PARIS (Reuters) - Les organismes français responsables de la sûreté nucléaire ne disposent pas des ressources nécessaires pour remplir l'ensemble de leurs missions, déclare le président de l'Autorité de sûreté nucléaire (ASN) dans un entretien publié dans l'édition de mardi du quotidien "Le Monde".
Trente ans après la catastrophe de Tchernobyl en 1986, Pierre-Franck Chevet souligne qu'"un accident majeur, comme ceux de Tchernobyl ou de Fukushima, ne peut être exclu nulle part dans le monde, y compris en Europe, même si nous faisons tout pour le prévenir."
Mais il s'inquiète surtout d'un contexte "particulièrement préoccupant" pour la sûreté nucléaire en France, du fait des "graves difficultés économiques, financières ou budgétaires des acteurs industriels du nucléaire", qui surviennent alors que 150 installations (réacteurs d'EDF (PA:EDF), sites d' Areva (PA:AREVA) mais aussi réacteurs de recherche du Commissariat à l'énergie atomique, CEA) ont été mis en service il y a près de quarante ans.
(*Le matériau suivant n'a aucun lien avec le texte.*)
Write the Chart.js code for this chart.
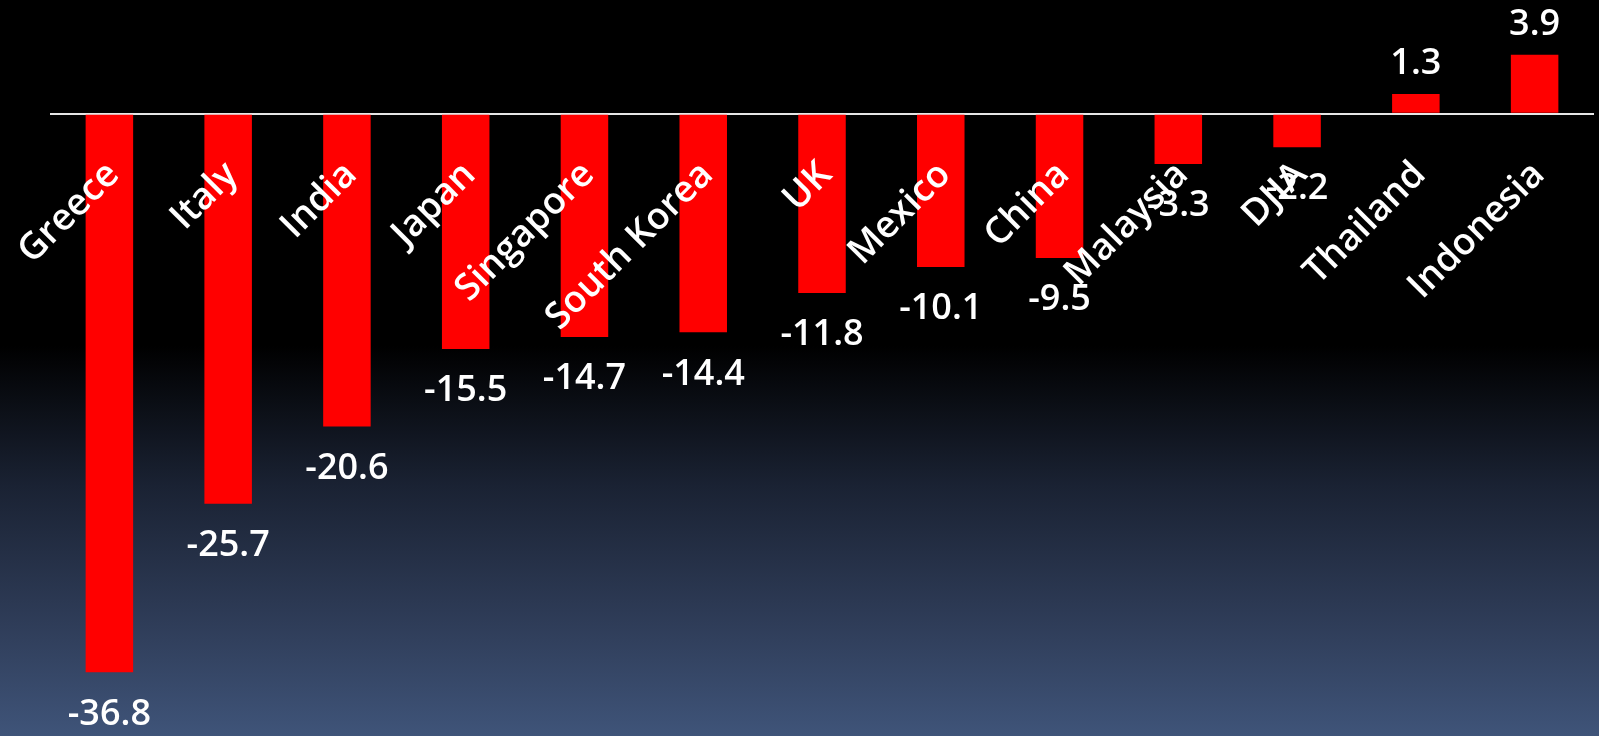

"La question est de savoir, en particulier pour les réacteurs, s'ils peuvent être prolongés, avec des normes de sûreté rehaussées", ce qui nécessitera non seulement "un très gros travail d'analyse" préalable mais aussi "un contrôle renforcé de l'ASN", observe Pierre-Franck Chevet.
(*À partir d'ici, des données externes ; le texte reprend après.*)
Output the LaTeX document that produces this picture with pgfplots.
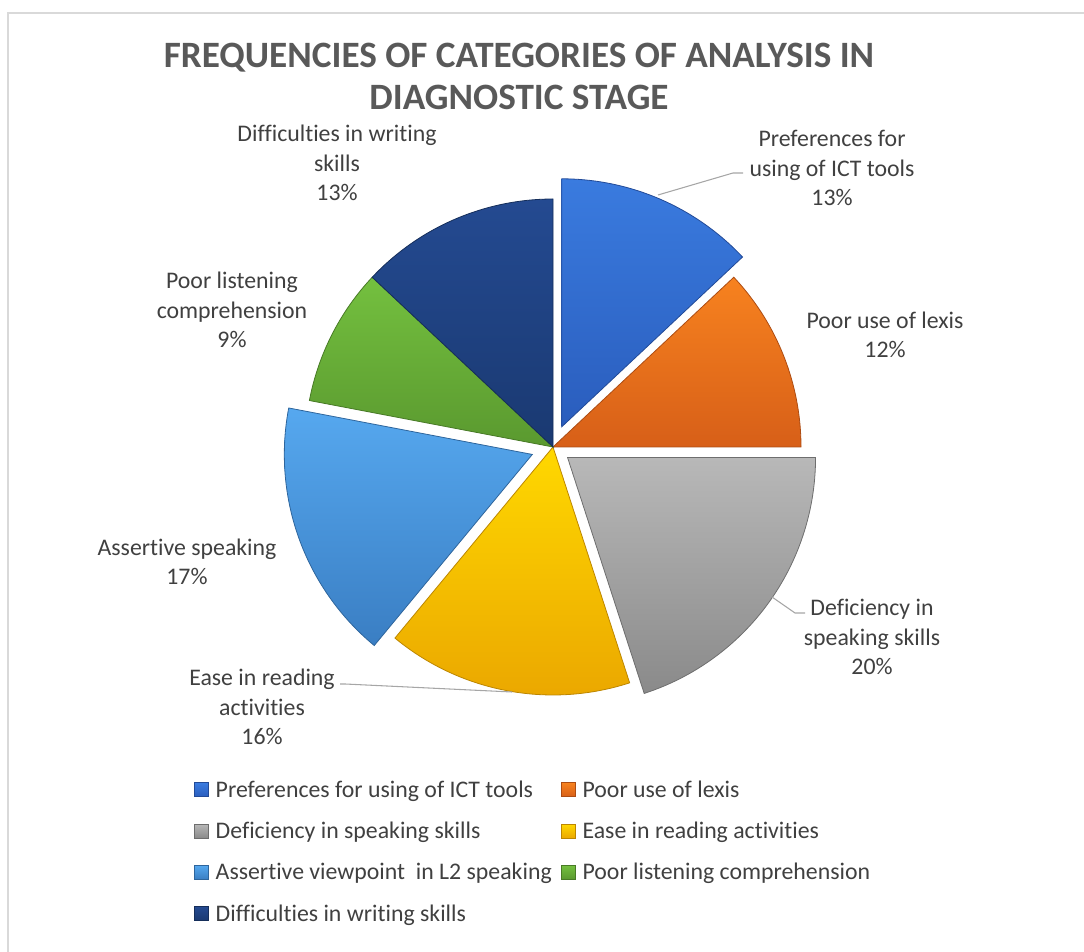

Mais l'ASN et l'Institut de radioprotection et de sûreté nucléaire (ISRN) "n'ont actuellement pas les ressources nécessaires pour assurer pleinement leurs missions de contrôle".
Faute d'avoir obtenu les 150 postes supplémentaires réclamés au gouvernement, ce qui représente selon le président de l'ASN un budget d'environ 20 millions d'euros, les deux organismes sont "contraints d'arbitrer entre (leurs) priorités, en privilégiant les installations en activité par rapport à celles en construction."
"Cette situation n’est pas satisfaisante", déclare-t-il.
D'autant plus qu'un contrôle renforcé sera nécessaire pour suivre les travaux visant à éventuellement prolonger la durée de vie de certaines installations, qui vont demander de lourds investissements à une filière nucléaire encore en cours de réorganisation.
"Pour l'instant, il n'y a pas de signaux alarmants qui indiqueraient que la sûreté se dégrade en France. Mais la situation peut dériver dans les années à venir. Il nous faut rester extrêmement vigilants", note le président de l'ASN.